Interestingly, the PCE is also transmuted in its social composition. As the leader of the PCE Fernando Claudín reported:

Many petty-bourgeois elements join the ranks of the PCE, attracted by the party's reputation as a defender of order, legality and small property. A large contingent of young people who have not yet been trained in the traditional trade unions and workers' organizations are mainly drawn to the PCE or are placed under its leadership through the JSI.

José Díaz's report to the Central Committee in May 1937 shows that, compared to the 150,000 wage earners that the party encompasses (including not only agricultural and industrial workers, but also civil servants and business management), there are already more than 100,000 small property owners (professionals and farmers), along with 20,000 women who have no social affiliation.

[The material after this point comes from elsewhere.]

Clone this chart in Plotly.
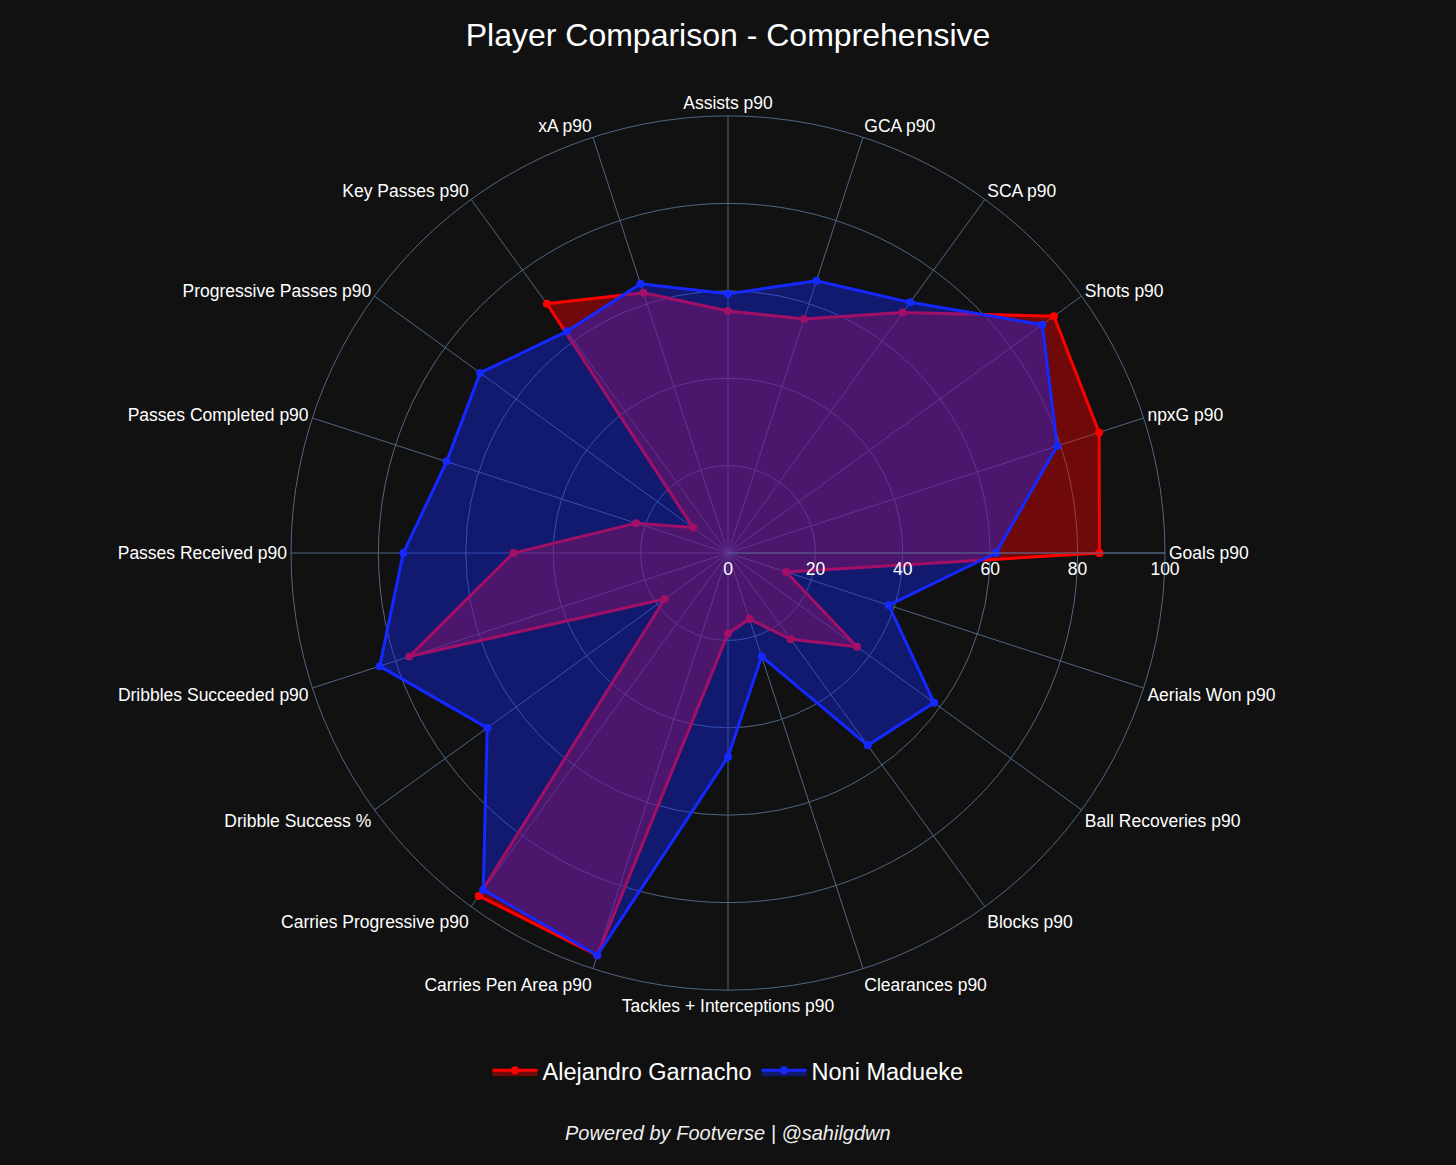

External witnesses, linked to the PCE at the time, reinforce these data in their testimonies.

The Communist Party is today, in the first place, the party of the administrative and military personnel, in the second place the party of the petty bourgeoisie and certain well-to-do peasant groups, in the third place the party of the public employees and only in the fourth place the party of the workers.

Frank Burkenau. El reñidero español, 1971.

The sociological analysis of militancy reflects the extent to which popular front politics and the nature of the party as a "transmission belt" from Moscow have managed to attract social sectors whose aim is to save the democratic republican state from the ongoing workers' revolution.